The importance of design-led thinking

Working in digital people talk to me a lot about technology. They assume I’m into gadgets and such like, burying myself in code and circuit boards into the wee small hours. In fact I’m no technologist. I’m actually a psychologist and I’m much more interested in understanding people, their needs and behaviours than I am in the latest mobile phone or home gaming console.

Technology is fundamental to what digital people like me do, but only as a servant of the people who use it. perhaps even more important than technology or psychology is what glues the two together – design-led thinking, a way of identifying and solving people’s problems which is central to a digital way of working.

The design profession is relatively new to insurance and, for the most part, its remit has been superficial. The traditional approach to insurance tends to be insurer-centric, focusing on tried-and-tested pricing and underwriting models. As a result, design often comes at the end of the process. Its brief is therefore focused on making things pretty and ensuring sufficient usability for a customer to get a quote.

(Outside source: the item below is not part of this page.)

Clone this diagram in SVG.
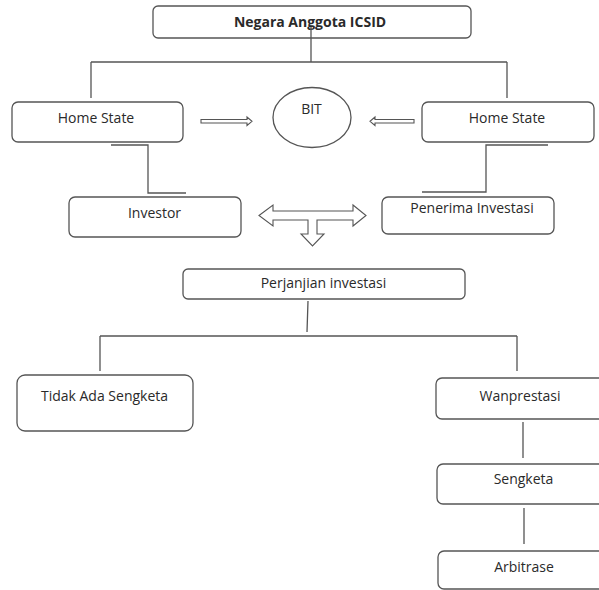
<svg xmlns="http://www.w3.org/2000/svg" width="599" height="590" viewBox="0 0 599 590">
<style>
.box{fill:#fff;stroke:#555;stroke-width:1.3}
.ln{fill:none;stroke:#555;stroke-width:1.3}
.arr{fill:#fff;stroke:#555;stroke-width:1.1;stroke-linejoin:miter}
text{font-family:"Open Sans","Liberation Sans",sans-serif;font-size:14px;fill:#2a2a2a;text-anchor:middle}
.b{font-weight:bold}
</style>
<rect width="599" height="590" fill="#fff"/>
<g id="connectors">
<path class="ln" d="M311,27 V62 M91,62 H507 M91,62 V98 M507,62 V98"/>
<path class="ln" d="M111,145 H148 V193 H186"/>
<path class="ln" d="M548,145 H486 V192 H422"/>
<path class="arr" d="M201,119.5 H247 V117 L252,121.3 L247,125.5 V123 H201 Z"/>
<path class="arr" d="M414,119.5 H375 V117 L370,121.3 L375,125.5 V123 H414 Z"/>
<path class="arr" d="M259,215.5 L273,205 V211 H353 V205 L366,215.5 L353,226 V220 H317 V234 H324 L312.5,246 L301,234 H308 V220 H273 V226 Z"/>
<path class="ln" d="M308,301 L307,332 M100,336 H517 M100,336 V371 M517,336 V371"/>
<path class="ln" d="M523,422 V458 M524,508 V544"/>
</g>
<g id="negara"><rect class="box" x="153" y="6" width="318" height="32" rx="5"/><text class="b" x="310" y="27">Negara Anggota ICSID</text></g>
<path class="ln" d="M311,27 V38"/>
<g id="home-left"><rect class="box" x="12" y="102" width="171" height="40" rx="6"/><text x="96" y="123">Home State</text></g>
<g id="bit"><ellipse class="box" cx="312" cy="117.5" rx="39" ry="30"/><text x="311.5" y="114">BIT</text></g>
<g id="home-right"><rect class="box" x="422" y="102" width="172" height="40" rx="6"/><text x="507" y="123">Home State</text></g>
<g id="investor"><rect class="box" x="69" y="197" width="172" height="40" rx="6"/><text x="154.5" y="218">Investor</text></g>
<g id="penerima"><rect class="box" x="382" y="197" width="172" height="37" rx="6"/><text x="472" y="213">Penerima Investasi</text></g>
<g id="perjanjian"><rect class="box" x="183" y="269" width="282" height="30" rx="5"/><text x="323.5" y="288">Perjanjian investasi</text></g>
<g id="tidak"><rect class="box" x="17" y="375" width="176" height="56" rx="8"/><text x="104.5" y="401">Tidak Ada Sengketa</text></g>
<g id="wanprestasi"><rect class="box" x="436" y="378" width="172" height="41" rx="6"/><text x="520" y="401">Wanprestasi</text></g>
<g id="sengketa"><rect class="box" x="437" y="464" width="172" height="40" rx="6"/><text x="523.5" y="484">Sengketa</text></g>
<g id="arbitrase"><rect class="box" x="438" y="551" width="172" height="38" rx="6"/><text x="524" y="572">Arbitrase</text></g>
</svg>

In constraining design in this way we are missing a trick. When given proper support, design-led thinking can influence things in fundamental ways, with much more effective, sometimes game-changing results.

Take the iPad as an example. If Apple’s designers had simply taken the technology it had always been given and made it pretty we would have ended up with, at best, an attractive laptop computer. By putting design-led thinking at the heart of their process, they were able to step back from traditional notions of what a computer is to understand user problems within real world contexts, getting to prototypes early, using feedback to iterate, refine and improve their approach. The outcome was a game-changing device that feels incredibly natural to use.

We need to do the same in insurance. The same old products and ways of doing things won’t work for ever. By giving power to designers and the users of our products rather than starting with off the shelf underwriting models we can make digital technologies work for us to solve real world problems in ways we have not yet imagined.

Give design-led thinking a try. It might just work.